Durante algum tempo não se anunciava que se ouvia Cocteau Twins. A confissão era realizada de forma tímida, singela, como que baixinho ao pé do ouvido. A sonoridade distinta, lúdica e melancólica, retratada pela crítica britânica como “trilha sonora de sonhos”, apontava para ousados e novos caminhos que a música post punk, aquela também denominada como gótica ou dark, proporcionaria.
Formada na Escócia, em 1979, o Cocteau Twins durou quase duas décadas e sempre apresentou sonoridade distinta com teores enigmáticos, doces e sombrios resultando em um complexo e difícil resultado musical pouco indicado para ouvidos menos atentos ou pouco exigentes.
A música do trio escocês não admite uma escuta simplesmente passiva: há necessidade de disposição do ouvinte para ouvir e reouvir as canções e assimilar aos poucos as camadas e texturas que o Cocteau Twins apresenta.

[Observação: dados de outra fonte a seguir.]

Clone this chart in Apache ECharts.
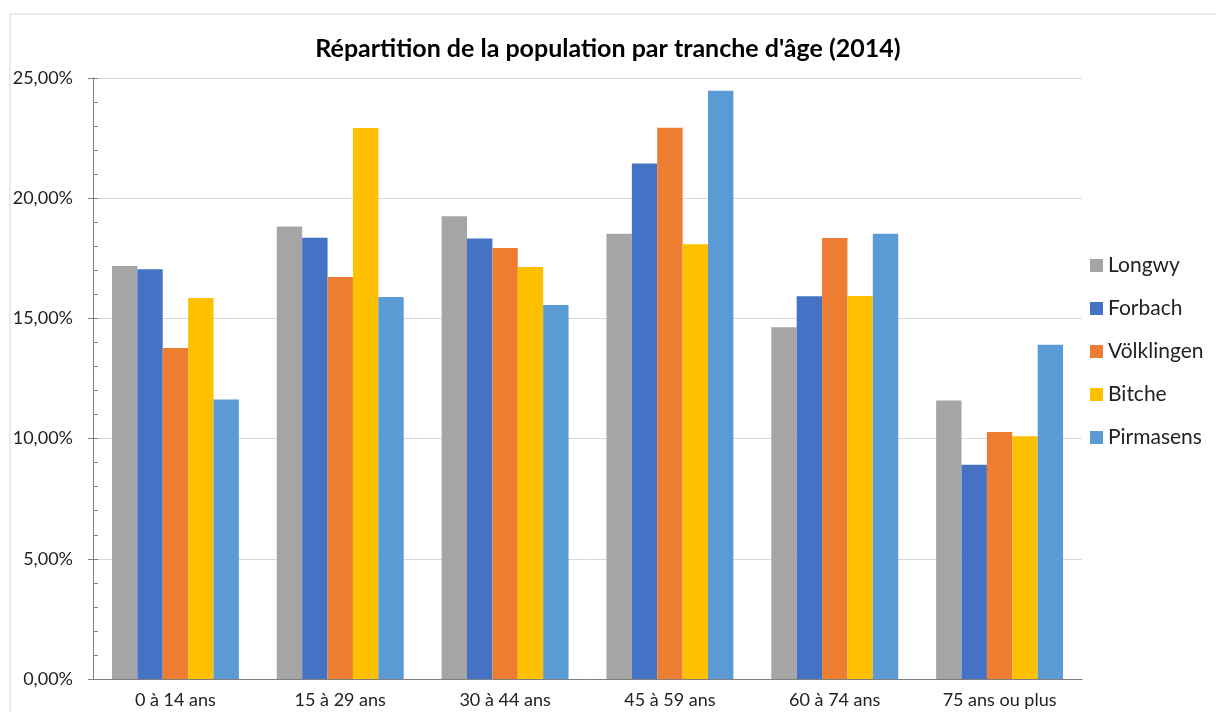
<!DOCTYPE html>
<html>
<head>
<meta charset="utf-8">
<script src="https://cdn.jsdelivr.net/npm/echarts@6/dist/echarts.min.js"></script>
<style>
  html, body { margin: 0; padding: 0; background: #fff; }
  #main { width: 1216px; height: 712px; }
</style>
</head>
<body>
<div id="main"></div>
<script>
// tranches d'âge
var categories = ['0 à 14 ans', '15 à 29 ans', '30 à 44 ans', '45 à 59 ans', '60 à 74 ans', '75 ans ou plus'];

// part de la population (%)
var longwy     = [17.18, 18.82, 19.25, 18.52, 14.63, 11.58];
var forbach    = [17.04, 18.35, 18.32, 21.44, 15.92, 8.91];
var volklingen = [13.77, 16.72, 17.93, 22.93, 18.34, 10.27];
var bitche     = [15.85, 22.92, 17.14, 18.08, 15.93, 10.10];
var pirmasens  = [11.63, 15.89, 15.56, 24.47, 18.52, 13.90];

var seriesNames = ['Longwy', 'Forbach', 'Völklingen', 'Bitche', 'Pirmasens'];
var seriesData = [longwy, forbach, volklingen, bitche, pirmasens];
var colors = ['#a5a5a5', '#4472c4', '#ed7d31', '#ffc000', '#5b9bd5'];

var font = 'Lato, "Open Sans", sans-serif';

var chart = echarts.init(document.getElementById('main'));

var series = [];
for (var i = 0; i < seriesNames.length; i++) {
  series.push({
    name: seriesNames[i],
    type: 'bar',
    data: seriesData[i],
    barGap: '0%',
    barCategoryGap: '23%',
    itemStyle: { color: colors[i] }
  });
}

var option = {
  animation: false,
  color: colors,
  textStyle: { fontFamily: font },
  title: {
    text: "Répartition de la population par tranche d'âge (2014)",
    left: 'center',
    top: 31,
    textStyle: { fontFamily: font, fontSize: 25, fontWeight: 'bold', color: '#000' }
  },
  legend: {
    orient: 'vertical',
    left: 1085,
    top: 250,
    icon: 'rect',
    itemWidth: 13,
    itemHeight: 13,
    itemGap: 22,
    textStyle: { fontFamily: font, fontSize: 21, color: '#222' },
    data: seriesNames
  },
  grid: { left: 93, right: 134, top: 78, bottom: 33 },
  xAxis: {
    type: 'category',
    data: categories,
    axisLine: { lineStyle: { color: '#7f7f7f', width: 1 } },
    axisTick: { show: false },
    axisLabel: { fontFamily: font, fontSize: 18, color: '#222', margin: 12 }
  },
  yAxis: [
    {
      type: 'value',
      min: 0,
      max: 25,
      interval: 5,
      axisLine: { show: true, lineStyle: { color: '#7f7f7f' } },
      axisTick: { show: true, inside: true, length: 5, lineStyle: { color: '#7f7f7f' } },
      minorTick: { show: true, splitNumber: 5, length: 5, lineStyle: { color: '#7f7f7f' } },
      splitLine: { lineStyle: { color: '#d9d9d9' } },
      axisLabel: {
        fontFamily: font, fontSize: 18, color: '#222', margin: 20,
        formatter: function (v) { return v.toFixed(2).replace('.', ',') + '%'; }
      }
    },
    {
      // petits traits extérieurs des graduations principales
      type: 'value',
      position: 'left',
      min: 0,
      max: 25,
      interval: 5,
      axisLine: { show: false },
      axisTick: { show: true, length: 5, lineStyle: { color: '#7f7f7f' } },
      axisLabel: { show: false },
      splitLine: { show: false }
    }
  ],
  graphic: [
    {
      type: 'rect',
      shape: { x: 10, y: 14, width: 1220, height: 720 },
      style: { fill: 'none', stroke: '#d9d9d9', lineWidth: 1 },
      silent: true,
      z: -1
    }
  ],
  series: series
};

chart.setOption(option);
</script>
</body>
</html>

A primeira reação ao se ouvir o grupo é geralmente de estranheza.
Os tons baixos, a bela e intrigante voz de Elizabeth Fraser entoando letras paulatinamente indecifráveis, e o talento de Robin Guthrie e Will Heggie em criar bases e melodias sidéreas e inefáveis conferiram ao grupo o título de precursores dos estilos ethereal e dream pop.
Os tons baixos, a bela e intrigante voz de Elizabeth Fraser entoando letras paulatinamente indecifráveis, e o talento de Robin Guthrie (guitarra) e Will Heggie (baixo, depois substituído por Simon Raymonde em 1983) em criar bases e melodias sidéreas e inefáveis conferiram ao grupo o título de precursores dos estilos ethereal e dream pop.
Todas estas características condensam-se de forma sublime no terceiro registro do trio, Treasure, de 1984. Engrossando o coro de críticos que consideram o título do álbum muito bem apropriado, reconheço que ouvir Treasure (tesouro) é uma experiência musical única.
A capa do disco é magistral, aliás, fato recorrente em todos os outros registros do trio. Todas foram produzidas pelo estúdio de artes e design 23 Envelope, que ganhou notoriedade ao produzir as capas de quase a totalidade dos projetos da gravadora 4AD, a que pertencia o Cocteau Twins.
“Ivo” abre a obra. Obscura e hipnotizante, a canção em homenagem ao presidente da 4AD demonstra maturidade e elaborada musicalidade, afastando-se dos ruidosos trabalhos precedentes pautados com mais afinco no post punk.
E assim segue o trabalho, “Lorelei” é delicada e sensível, “Persephone” é intrigante e complexa. E se você for atento, provavelmente percebeu a influência mitológica nos nomes destas canções. A mitologia, em especial a celta, influenciou bastante o Cocteau Twins, do Treasure em diante, em nomes, conceitos e termos utilizados nas letras.
Um trabalho tão complexo, intrincado e com tantas camadas deve ser degustado com uma atenção ritualística, quase que espiritual. Não é o tipo de música que se ouve antes de ir beber com os amigos ou em uma festa animada. Pelo contrário, o som do Cocteau Twins, e em especial ‘reasure, deve ser contemplado de forma introspectiva, mas imersiva. É o tipo de música que se ouve sozinho, e te convida a transcender para lugares desconhecidos e inexplorados. Se você não recusar o convite, pode ser presenteado por experiências potencialmente significativas.